Throughout the world, governments have pursued different
forms of agrarian or land reform. For example, Article 184 of the Brazilian
Constitution of 1988, mandated the government to “expropriate for the
purpose of agrarian reform, rural property that is not performing its social
function”, whilst in 1972, the government of Sri Lanka instituted land
reform by imposing a ceiling of twenty hectares on privately owned land and
distributed lands in excess of the ceiling for the benefit of landless
peasants. Land has always been an emotive issue in Zimbabwe. To the indigenous Africans,
land is a source of personhood, being and identity. Prior to independence in
1980, debates on the need for land redistribution in Zimbabwe focused on
whether intended beneficiaries would put the resource to economic and
productive use to ensure the food security of the nation and possibly realize a
surplus for export.

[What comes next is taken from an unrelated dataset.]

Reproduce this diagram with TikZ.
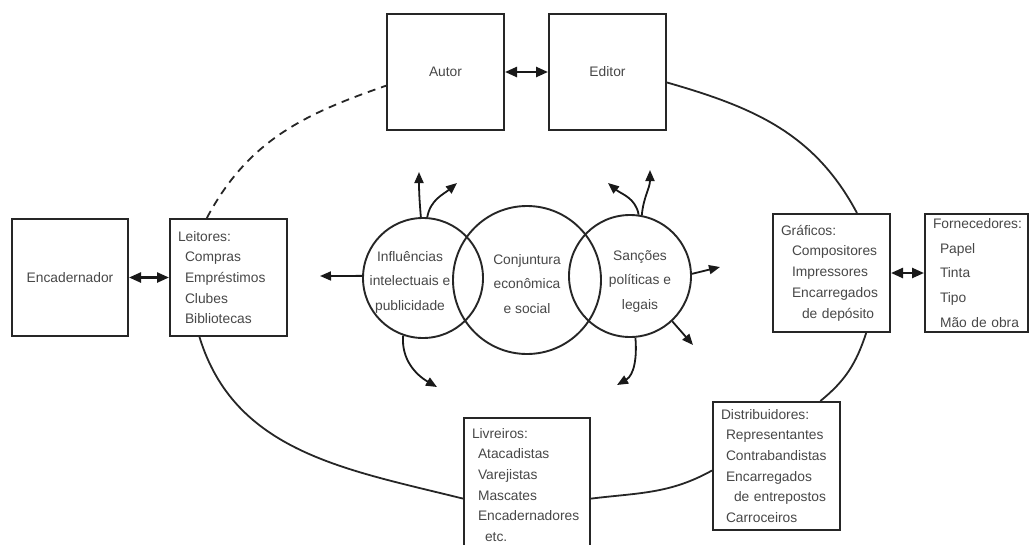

Land redistribution needs to also focus on different forms
of support, designed to attain the objective of food security and livelihoods
of the newly settled farmers. This Policy Report of Zimbabwe’s Fast
Track Land Reform Program begins by giving an overview of the history of
Zimbabwe’s land distribution from pre-independence (1890-1980). Upon attainment
of independence, the Government of Zimbabwe (GoZ) embarked on various land
reform and redistribution programs, aimed at altering the prevailing structure
of the agricultural sector in favor of small-holder farmers (Sithole, 1996). Lastly,
the report will look at the Fast Track Land Reform Program (FTLRP), from 2000
to date. The historical evolution of Zimbabwe’s land reform needs to be contextualized,
in order to understand the importance of land and agricultural development, as
the engine of Zimbabwe’s economic growth. The Policy Report also identifies the
policy problem and elucidates on the costs associated with it, by detailing the
negative impact the program in relation to agricultural productivity, food
security and the economy. The paper also contains justifications and critiques of
recommended policy responses. One of the fundamental aims of the paper is to devise
an evaluation process to measure the success of the proposed policy responses.